TITLE: Martian Positioning System (MPS)

TECHNOLOGY AREAS: Satellite Systems, Radiolocation, Antennas, RF engineering

OBJECTIVE: Design an innovative satellite system for providing planet-wide positioning
capability on Mars to support future NASA exploration and colonization platforms.


DESCRIPTION: In several decades, NASA anticipates having numerous robotic and manned
missions operating simultaneously across the entire surface of Mars, with the possibility of
several small manned outposts or science colonies. Positioning in this alien world will be of
extraordinary importance, both for scientific and safety purposes. This project is meant to jumpstart
the design of a future MPS so that NASA will be ready for that day.


The system technical description must include (a) the RF components and modulation for the
MPS downlink (satellite to Martian surface), (b) low-data rate radio links between satellites to
share time synchronization and status information with one another, and (c) a two-way 1
Mbit/sec (minimum) radio link between the system and Earth for the exchange of digital
telemetry, control, sensor, and synchronization data.

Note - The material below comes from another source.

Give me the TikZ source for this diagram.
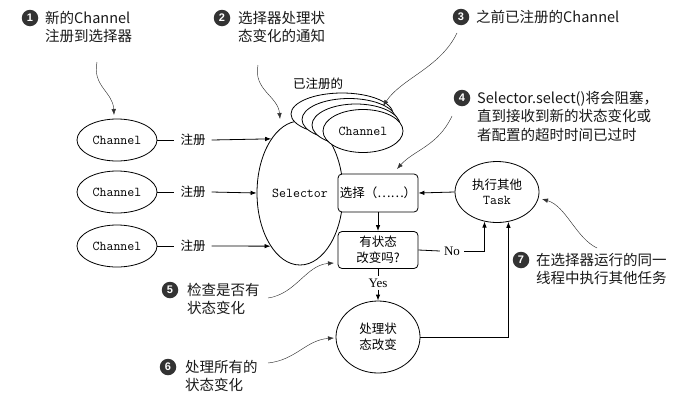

The location system must operate somewhere between 1-3 GHz and not include any of the
current radio-astronomy bands. The system must allow a user on the surface of Mars positioning
accuracy within +/-5 meters everywhere (including the poles). An estimate of system cost must
be included in the design, which will depend heavily on the number of satellites used to provide
ubiquitous coverage. Each RF link budget in the system (satellite-to-Mars, satellite-to-Earth,
Earth-to-satellite, or satellite-to-satellite) must be thoroughly analyzed and presented. You may
assume Earth Station statistics comparable to NASA’s Deep Space Network (DSN) are available
for communicating with the Martian satellites.


PHASE I: Deliverables include
(a) a technical report summarizing the design
(b) measured prototype of an electrically small antenna that a Martian terminal can use to receive your
proposed MPS waveform. Link budget and location performance statistics in your technical
report must be based on this measured prototype antenna.


Competitive rankings will consider
1) cost
2) practicality
3) functionality
in equal proportions.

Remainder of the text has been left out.